* [EXERCISE] In the listing that follows, retype every line from the first through the one containing "ax = fig.add_axes([0.113, 0.1094, 0.887, 0.8017])". Pictures are to be left out.

* [DATA EXTRACT]
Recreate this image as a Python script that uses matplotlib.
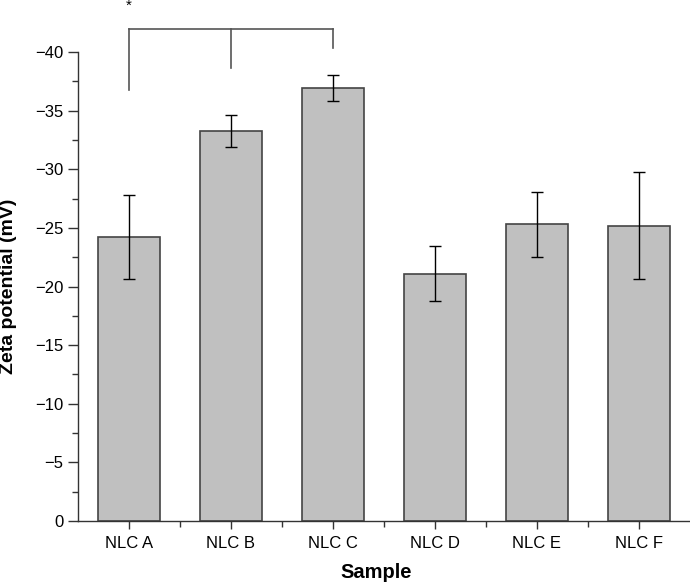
import numpy as np
import matplotlib.pyplot as plt
from matplotlib.ticker import MultipleLocator

plt.rcParams['font.family'] = ['Liberation Sans', 'DejaVu Sans']

samples = ['NLC A', 'NLC B', 'NLC C', 'NLC D', 'NLC E', 'NLC F']
zeta = [-24.2, -33.25, -36.95, -21.1, -25.3, -25.2]
zeta_err = [3.6, 1.35, 1.1, 2.35, 2.75, 4.55]

# significance bracket between NLC A, B and C
bracket_x = [0, 1, 2]
bracket_top = -42.0
bracket_ends = [-36.8, -38.6, -40.3]
star_y = -44.5

fig = plt.figure(figsize=(6.9, 5.85), dpi=100)
ax = fig.add_axes([0.113, 0.1094, 0.887, 0.8017])

x = np.arange(len(samples))
ax.bar(x, zeta, width=0.6, color='#c0c0c0', edgecolor='#444444', linewidth=1.2, zorder=2)
ax.errorbar(x, zeta, yerr=zeta_err, fmt='none', ecolor='black', elinewidth=1,
            capsize=4, capthick=1, zorder=3)

# bracket
ax.plot([bracket_x[0], bracket_x[-1]], [bracket_top, bracket_top], color='#555555', lw=1.2, clip_on=False)
for bx, be in zip(bracket_x, bracket_ends):
    ax.plot([bx, bx], [bracket_top, be], color='#555555', lw=1.2, clip_on=False)
ax.text(bracket_x[0], star_y, '*', ha='center', va='top', fontsize=11, clip_on=False)

ax.set_xlim(-0.5, 5.5)
ax.set_ylim(0, -40)
ax.set_xticks(x)
ax.set_xticklabels(samples)
ax.set_xticks(x[:-1] + 0.5, minor=True)
ax.yaxis.set_major_locator(MultipleLocator(5))
ax.yaxis.set_minor_locator(MultipleLocator(2.5))

for s in ['top', 'right']:
    ax.spines[s].set_visible(False)
for s in ['left', 'bottom']:
    ax.spines[s].set_color('#333333')
    ax.spines[s].set_linewidth(1.0)

ax.tick_params(axis='y', direction='out', length=7, width=1, labelsize=12, color='#333333')
ax.tick_params(axis='y', which='minor', direction='out', length=4, width=1, color='#333333')
ax.tick_params(axis='x', direction='out', length=6, width=1, labelsize=12, color='#333333', pad=5)
ax.tick_params(axis='x', which='minor', direction='out', length=4, width=1, color='#333333')

ax.set_xlabel('Sample', fontsize=14.5, fontweight='bold')
ax.set_ylabel('Zeta potential (mV)', fontsize=14, fontweight='bold')
ax.xaxis.set_label_coords(0.487, -0.09)
ax.yaxis.set_label_coords(-0.1, 0.5)

fig.savefig('out.png', dpi=100)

* [EXERCISE SOLUTION]
Recreate this image as a Python script that uses matplotlib.
import numpy as np
import matplotlib.pyplot as plt
from matplotlib.ticker import MultipleLocator

plt.rcParams['font.family'] = ['Liberation Sans', 'DejaVu Sans']

samples = ['NLC A', 'NLC B', 'NLC C', 'NLC D', 'NLC E', 'NLC F']
zeta = [-24.2, -33.25, -36.95, -21.1, -25.3, -25.2]
zeta_err = [3.6, 1.35, 1.1, 2.35, 2.75, 4.55]

# significance bracket between NLC A, B and C
bracket_x = [0, 1, 2]
bracket_top = -42.0
bracket_ends = [-36.8, -38.6, -40.3]
star_y = -44.5

fig = plt.figure(figsize=(6.9, 5.85), dpi=100)
ax = fig.add_axes([0.113, 0.1094, 0.887, 0.8017])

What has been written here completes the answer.